There are two ways bad and ugly. The first one uses regular expressions in order to remove stop words and trim spaces. There are a lot of drawbacks:

  • you have to support white-space tokenization(regexp(/s+)) and special symbol(.,;) removal by your own
  • no highlight is supported - keyword tokenizer does not support
  • case sensitivity is also a problem
  • normalizers(analyzers for keywords) are experimental feature - bad support, no features

Here is step-by-step example:

curl -XPUT "http://localhost:9200/test" -H 'Content-Type: application/json' -d'
{
  "settings": {
    "analysis": {
      "normalizer": {
        "custom_normalizer": {
          "type": "custom",
          "char_filter": ["stopword_char_filter", "trim_char_filter"],
          "filter": ["lowercase"]
        }
      },
      "char_filter": {
        "stopword_char_filter": {
          "type": "pattern_replace",
          "pattern": "( ?und ?| ?gmbh ?)",
          "replacement": " "
        },
        "trim_char_filter": {
          "type": "pattern_replace",
          "pattern": "(\\s+)$",
          "replacement": ""
        }
      }
    }
  },
  "mappings": {
    "file": {
      "properties": {
        "name": {
          "type": "keyword",
          "normalizer": "custom_normalizer"
        }
      }
    }
  }
}'

Now we can check how our analyzer works(please note that requests to normalyzer are supported only in ES 6.x)
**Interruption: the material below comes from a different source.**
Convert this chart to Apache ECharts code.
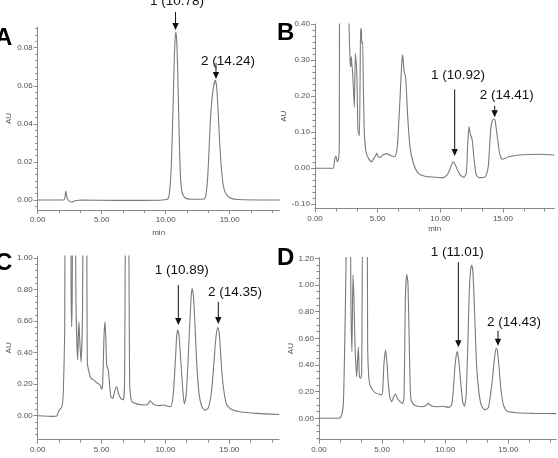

curl -XPOST "http://localhost:9200/test/_analyze" -H 'Content-Type: application/json' -d'
{
  "normalizer": "custom_normalizer",
  "text": "hansel und gretel gmbh"
}'

Now we are ready to index our document:

curl -XPUT "http://localhost:9200/test/file/1" -H 'Content-Type: application/json' -d'
{
  "name": "hansel und gretel gmbh"
}'

And the last step is search:

curl -XGET "http://localhost:9200/test/_search" -H 'Content-Type: application/json' -d'
{
    "query": {
        "match" : {
            "name" : {
                "query" : "hansel gretel"
            }
        }
    }
}'

Another approach is:

  • create standard text analyzer with stop words filter
  • use analysis to filter out all stop words and special symbols
  • concatenate tokens manually
  • send term to ES as keyword

Here is step-by-step example:

curl -XPUT "http://localhost:9200/test" -H 'Content-Type: application/json' -d'
{
  "settings": {
    "analysis": {
      "analyzer": {
        "custom_analyzer": {
          "type":      "custom",
          "tokenizer": "standard",
          "filter": ["lowercase", "custom_stopwords"]
        }
      }, "filter": {
        "custom_stopwords": {
          "type": "stop",
          "stopwords": ["und", "gmbh"]
        }
      }
    }
  },
  "mappings": {
    "file": {
      "properties": {
        "name": {
          "type": "text",
          "analyzer": "custom_analyzer"
        }
      }
    }
  }
}' 

Now we are ready to analyze our text:

POST test/_analyze
{
  "analyzer": "custom_analyzer",
  "text": "Hansel und Gretel Gmbh."
}

with the following result:

{
  "tokens": [
    {
      "token": "hansel",
      "start_offset": 0,
      "end_offset": 6,
      "type": "<ALPHANUM>",
      "position": 0
    },
    {
      "token": "gretel",
      "start_offset": 11,
      "end_offset": 17,
      "type": "<ALPHANUM>",
      "position": 2
    }
  ]
}

The last step is token concatenation: hansel + gretel. The only drawback is manual analysis with custom code.